Direction:
Examine each line of the data. Copy those that contain the string "this".

START Input records

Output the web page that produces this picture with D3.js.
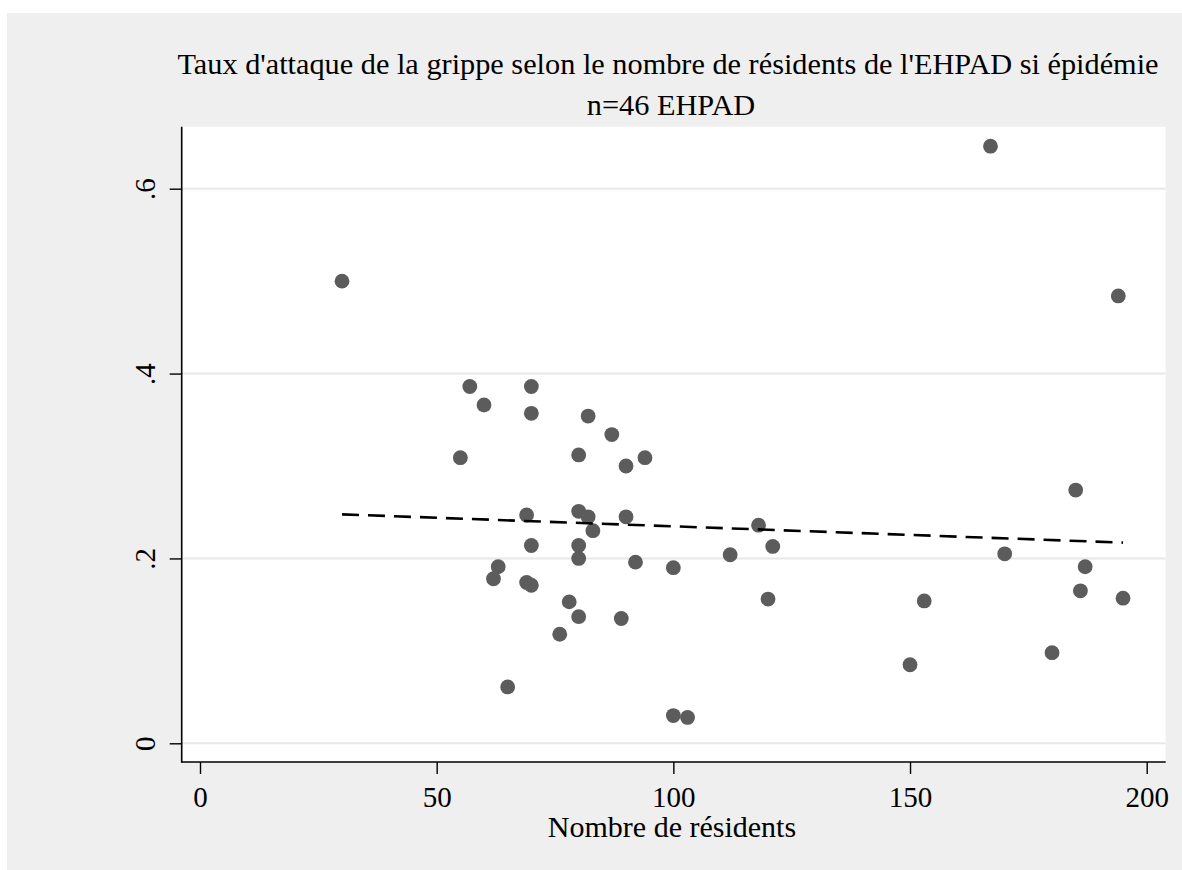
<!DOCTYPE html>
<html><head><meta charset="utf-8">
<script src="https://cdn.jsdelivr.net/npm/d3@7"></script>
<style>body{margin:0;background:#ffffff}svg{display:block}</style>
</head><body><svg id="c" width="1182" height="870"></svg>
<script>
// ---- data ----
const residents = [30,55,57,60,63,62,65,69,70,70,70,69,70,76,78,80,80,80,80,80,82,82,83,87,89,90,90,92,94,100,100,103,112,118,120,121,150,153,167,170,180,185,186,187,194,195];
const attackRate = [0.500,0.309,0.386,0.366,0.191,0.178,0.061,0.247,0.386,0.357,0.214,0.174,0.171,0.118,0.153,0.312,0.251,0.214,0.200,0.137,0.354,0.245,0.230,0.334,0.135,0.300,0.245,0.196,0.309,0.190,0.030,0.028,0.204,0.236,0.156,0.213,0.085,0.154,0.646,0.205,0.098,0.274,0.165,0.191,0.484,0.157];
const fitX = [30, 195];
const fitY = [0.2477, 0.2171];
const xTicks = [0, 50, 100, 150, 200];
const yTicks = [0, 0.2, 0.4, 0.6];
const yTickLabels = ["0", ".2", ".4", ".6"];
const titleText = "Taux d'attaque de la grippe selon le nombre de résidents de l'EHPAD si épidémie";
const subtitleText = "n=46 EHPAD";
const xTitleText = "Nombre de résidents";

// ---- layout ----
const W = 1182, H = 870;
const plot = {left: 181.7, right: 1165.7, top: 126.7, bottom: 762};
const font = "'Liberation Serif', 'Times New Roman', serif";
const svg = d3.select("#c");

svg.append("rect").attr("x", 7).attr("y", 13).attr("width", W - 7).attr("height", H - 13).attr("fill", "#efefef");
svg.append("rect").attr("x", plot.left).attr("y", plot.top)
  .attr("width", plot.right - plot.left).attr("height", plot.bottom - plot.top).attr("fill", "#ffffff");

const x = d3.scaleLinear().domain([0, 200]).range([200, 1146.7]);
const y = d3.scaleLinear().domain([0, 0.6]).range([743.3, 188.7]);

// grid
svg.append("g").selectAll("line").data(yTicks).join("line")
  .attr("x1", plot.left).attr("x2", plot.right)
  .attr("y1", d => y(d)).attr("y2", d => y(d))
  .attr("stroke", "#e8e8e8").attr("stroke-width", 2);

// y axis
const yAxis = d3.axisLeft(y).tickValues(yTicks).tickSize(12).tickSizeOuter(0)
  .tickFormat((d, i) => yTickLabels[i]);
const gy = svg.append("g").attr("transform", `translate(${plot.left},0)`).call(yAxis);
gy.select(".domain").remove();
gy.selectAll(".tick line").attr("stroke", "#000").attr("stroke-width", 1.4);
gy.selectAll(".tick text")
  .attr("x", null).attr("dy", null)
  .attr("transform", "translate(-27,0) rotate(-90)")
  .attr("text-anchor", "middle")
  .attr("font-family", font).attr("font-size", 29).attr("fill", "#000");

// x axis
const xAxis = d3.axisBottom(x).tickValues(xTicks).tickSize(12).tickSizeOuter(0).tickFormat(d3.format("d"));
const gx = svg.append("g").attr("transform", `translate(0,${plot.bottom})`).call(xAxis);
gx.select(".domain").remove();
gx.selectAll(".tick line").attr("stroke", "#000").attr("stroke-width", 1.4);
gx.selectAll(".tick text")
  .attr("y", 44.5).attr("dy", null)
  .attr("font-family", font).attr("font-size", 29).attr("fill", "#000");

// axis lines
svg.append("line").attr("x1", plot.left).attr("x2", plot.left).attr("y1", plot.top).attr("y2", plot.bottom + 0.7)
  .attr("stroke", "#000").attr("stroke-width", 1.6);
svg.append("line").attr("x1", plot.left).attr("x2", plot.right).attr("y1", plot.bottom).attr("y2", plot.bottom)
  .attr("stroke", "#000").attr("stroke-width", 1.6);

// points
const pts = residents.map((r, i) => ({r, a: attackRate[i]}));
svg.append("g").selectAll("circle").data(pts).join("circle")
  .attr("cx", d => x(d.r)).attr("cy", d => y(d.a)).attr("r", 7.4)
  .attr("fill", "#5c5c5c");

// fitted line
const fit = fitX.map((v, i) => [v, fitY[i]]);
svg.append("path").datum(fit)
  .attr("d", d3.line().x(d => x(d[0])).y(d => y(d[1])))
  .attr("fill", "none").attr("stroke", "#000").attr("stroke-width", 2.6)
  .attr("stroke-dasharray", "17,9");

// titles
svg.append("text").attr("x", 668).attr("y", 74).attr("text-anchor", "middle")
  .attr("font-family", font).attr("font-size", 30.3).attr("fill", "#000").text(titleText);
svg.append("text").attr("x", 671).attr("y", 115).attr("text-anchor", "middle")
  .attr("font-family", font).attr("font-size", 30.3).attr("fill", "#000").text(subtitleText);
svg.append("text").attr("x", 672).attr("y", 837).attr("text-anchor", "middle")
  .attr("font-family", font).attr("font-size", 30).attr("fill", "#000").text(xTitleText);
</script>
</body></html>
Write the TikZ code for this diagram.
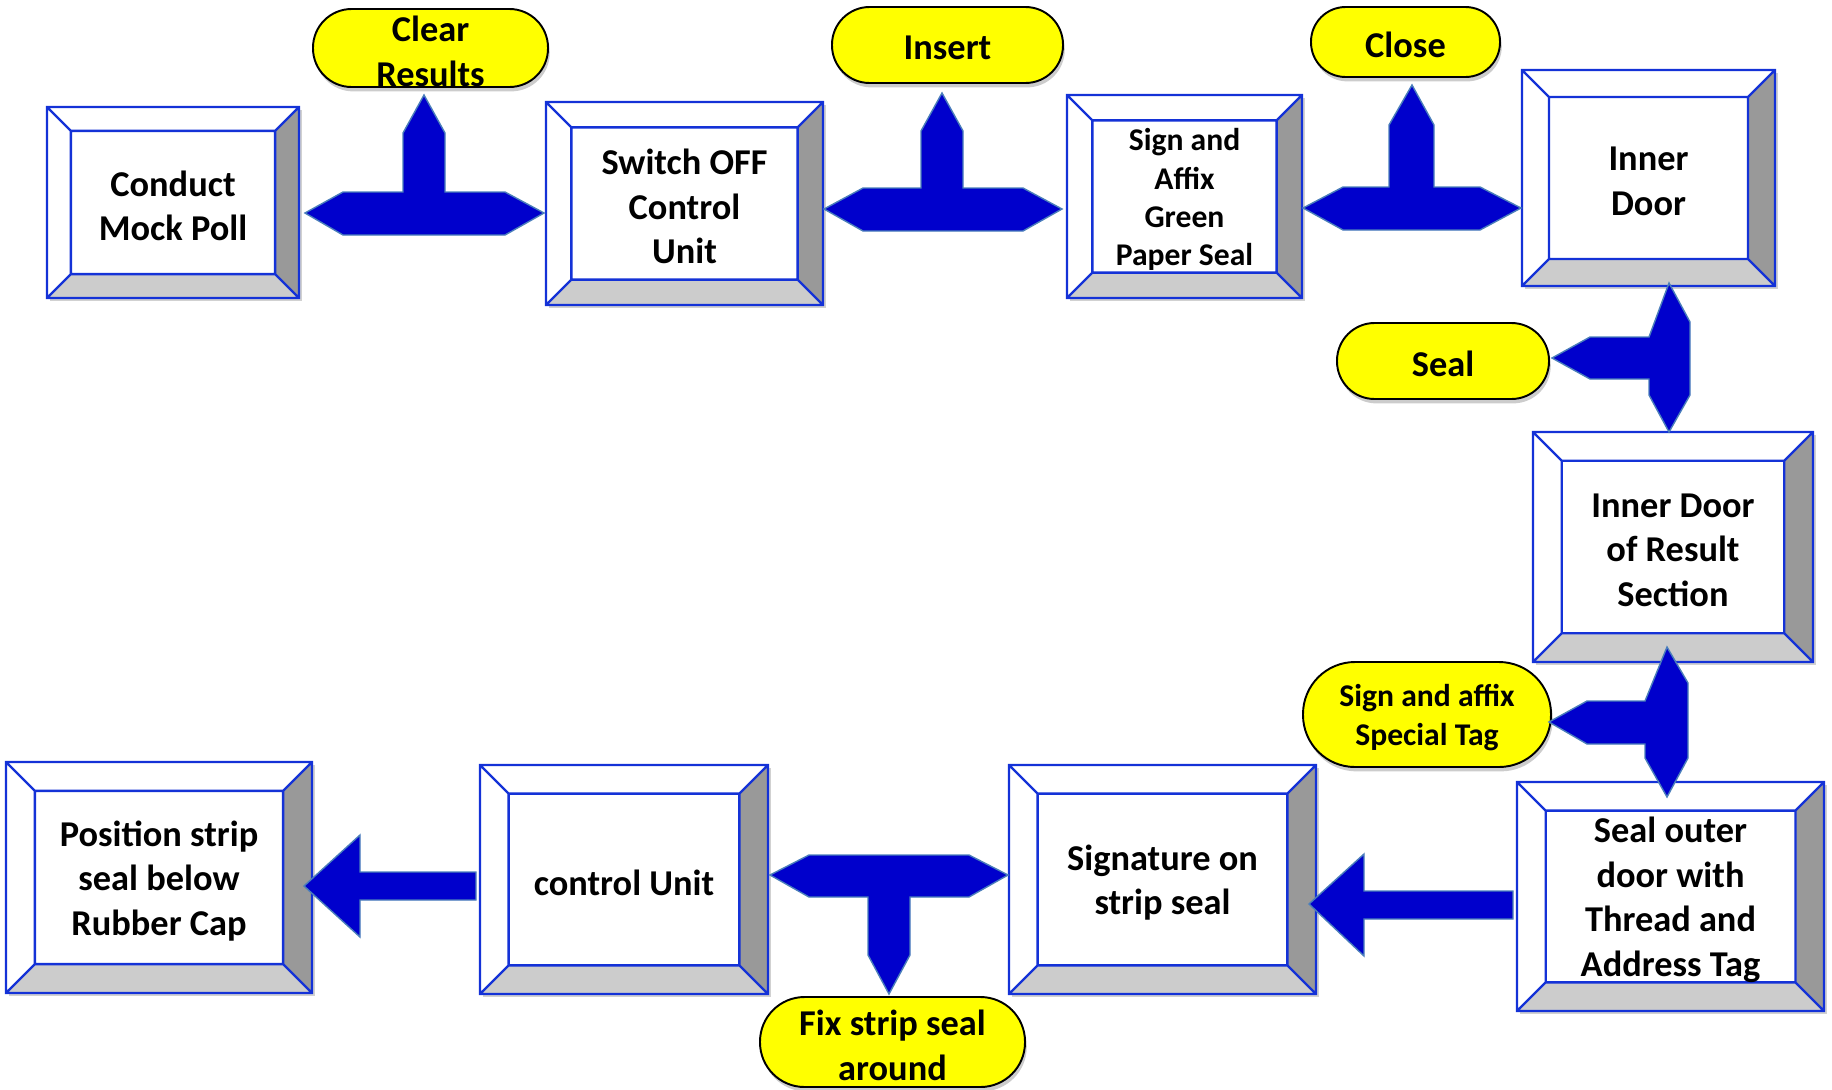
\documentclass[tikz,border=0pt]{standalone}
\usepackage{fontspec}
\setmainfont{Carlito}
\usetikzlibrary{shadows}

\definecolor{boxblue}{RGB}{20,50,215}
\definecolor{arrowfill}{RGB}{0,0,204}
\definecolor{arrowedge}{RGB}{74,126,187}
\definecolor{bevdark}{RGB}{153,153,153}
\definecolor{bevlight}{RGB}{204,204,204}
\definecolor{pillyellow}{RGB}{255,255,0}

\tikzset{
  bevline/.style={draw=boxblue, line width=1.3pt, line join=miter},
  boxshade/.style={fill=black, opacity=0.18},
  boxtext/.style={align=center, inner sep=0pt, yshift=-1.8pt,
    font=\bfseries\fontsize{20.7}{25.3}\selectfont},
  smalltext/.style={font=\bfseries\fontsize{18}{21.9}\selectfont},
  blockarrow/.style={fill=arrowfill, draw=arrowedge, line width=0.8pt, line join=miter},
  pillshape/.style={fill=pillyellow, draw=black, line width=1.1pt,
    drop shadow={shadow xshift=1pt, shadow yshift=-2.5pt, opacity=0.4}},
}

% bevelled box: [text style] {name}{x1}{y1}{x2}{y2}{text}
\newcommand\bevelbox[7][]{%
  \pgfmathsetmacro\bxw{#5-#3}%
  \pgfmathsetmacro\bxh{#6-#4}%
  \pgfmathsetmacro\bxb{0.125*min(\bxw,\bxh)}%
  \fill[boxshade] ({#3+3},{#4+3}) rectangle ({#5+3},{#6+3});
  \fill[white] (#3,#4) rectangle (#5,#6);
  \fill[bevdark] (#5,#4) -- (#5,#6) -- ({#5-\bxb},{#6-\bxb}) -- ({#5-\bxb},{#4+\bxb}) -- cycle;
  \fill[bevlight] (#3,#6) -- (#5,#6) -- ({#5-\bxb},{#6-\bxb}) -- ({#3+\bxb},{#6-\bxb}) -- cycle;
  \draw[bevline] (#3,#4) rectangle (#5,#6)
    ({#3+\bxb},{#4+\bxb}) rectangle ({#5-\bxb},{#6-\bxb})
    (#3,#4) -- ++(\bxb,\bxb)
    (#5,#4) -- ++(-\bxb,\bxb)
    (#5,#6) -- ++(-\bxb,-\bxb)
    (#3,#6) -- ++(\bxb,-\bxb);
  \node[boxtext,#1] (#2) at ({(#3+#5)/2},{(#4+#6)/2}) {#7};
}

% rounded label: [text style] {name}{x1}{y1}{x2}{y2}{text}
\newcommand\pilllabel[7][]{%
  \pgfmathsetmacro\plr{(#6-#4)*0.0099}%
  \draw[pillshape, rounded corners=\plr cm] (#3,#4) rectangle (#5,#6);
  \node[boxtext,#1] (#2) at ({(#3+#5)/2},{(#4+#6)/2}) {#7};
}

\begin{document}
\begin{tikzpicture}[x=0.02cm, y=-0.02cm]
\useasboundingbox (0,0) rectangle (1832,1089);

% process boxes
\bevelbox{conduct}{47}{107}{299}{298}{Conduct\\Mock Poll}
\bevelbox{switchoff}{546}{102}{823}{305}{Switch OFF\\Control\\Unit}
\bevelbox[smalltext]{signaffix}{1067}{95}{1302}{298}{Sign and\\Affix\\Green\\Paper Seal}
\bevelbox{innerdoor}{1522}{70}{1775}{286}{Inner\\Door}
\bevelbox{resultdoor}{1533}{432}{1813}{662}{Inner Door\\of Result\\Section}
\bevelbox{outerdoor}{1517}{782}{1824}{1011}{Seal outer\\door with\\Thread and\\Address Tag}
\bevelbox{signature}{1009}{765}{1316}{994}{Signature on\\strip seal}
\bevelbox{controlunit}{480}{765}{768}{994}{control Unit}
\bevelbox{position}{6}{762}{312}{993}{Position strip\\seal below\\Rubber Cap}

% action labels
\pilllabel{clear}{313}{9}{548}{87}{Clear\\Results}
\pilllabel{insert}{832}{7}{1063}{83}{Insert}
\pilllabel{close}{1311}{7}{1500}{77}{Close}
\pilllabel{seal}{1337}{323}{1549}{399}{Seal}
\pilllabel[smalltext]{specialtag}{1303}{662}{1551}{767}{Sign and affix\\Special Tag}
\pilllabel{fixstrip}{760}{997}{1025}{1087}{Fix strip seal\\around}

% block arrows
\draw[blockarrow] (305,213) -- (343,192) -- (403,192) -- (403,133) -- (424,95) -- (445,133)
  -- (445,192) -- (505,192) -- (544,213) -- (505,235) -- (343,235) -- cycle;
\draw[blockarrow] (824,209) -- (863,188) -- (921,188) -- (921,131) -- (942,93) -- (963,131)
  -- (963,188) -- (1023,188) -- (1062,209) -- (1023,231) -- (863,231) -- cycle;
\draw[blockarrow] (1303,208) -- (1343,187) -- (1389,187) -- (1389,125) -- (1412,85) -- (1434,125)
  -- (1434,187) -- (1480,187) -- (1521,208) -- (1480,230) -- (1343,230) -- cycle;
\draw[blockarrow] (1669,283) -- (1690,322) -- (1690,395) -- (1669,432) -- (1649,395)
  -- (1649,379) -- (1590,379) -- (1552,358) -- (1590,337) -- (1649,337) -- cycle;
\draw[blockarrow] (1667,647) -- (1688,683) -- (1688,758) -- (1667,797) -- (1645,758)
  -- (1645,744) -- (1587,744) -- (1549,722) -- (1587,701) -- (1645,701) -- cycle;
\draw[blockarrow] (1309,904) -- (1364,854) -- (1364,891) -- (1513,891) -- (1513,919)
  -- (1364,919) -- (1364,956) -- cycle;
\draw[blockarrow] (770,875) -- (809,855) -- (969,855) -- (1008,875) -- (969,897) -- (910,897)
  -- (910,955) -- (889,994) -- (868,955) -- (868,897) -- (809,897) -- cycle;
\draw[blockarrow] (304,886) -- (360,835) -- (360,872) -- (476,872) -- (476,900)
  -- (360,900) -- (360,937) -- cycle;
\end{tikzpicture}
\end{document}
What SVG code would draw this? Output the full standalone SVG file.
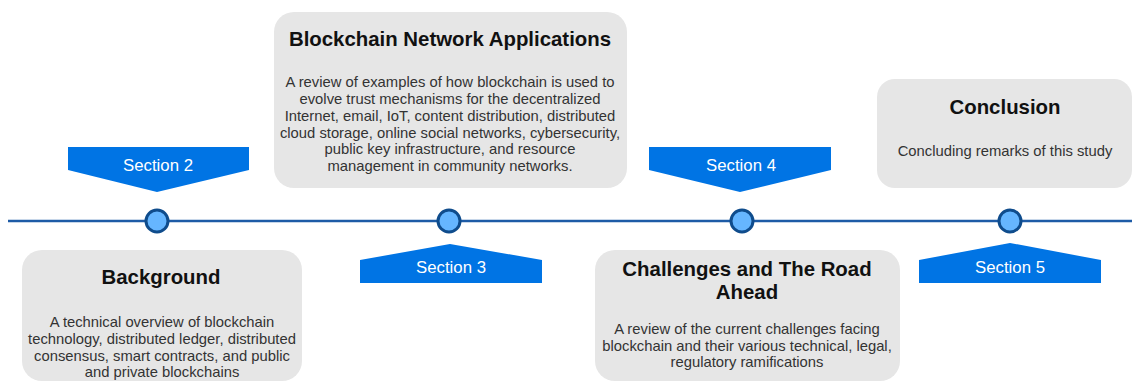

END Input records

Exercise solution:
Output the web page that produces this picture with D3.js.
Write the TikZ code for this diagram.
What SVG code would draw this? Output the full standalone SVG file.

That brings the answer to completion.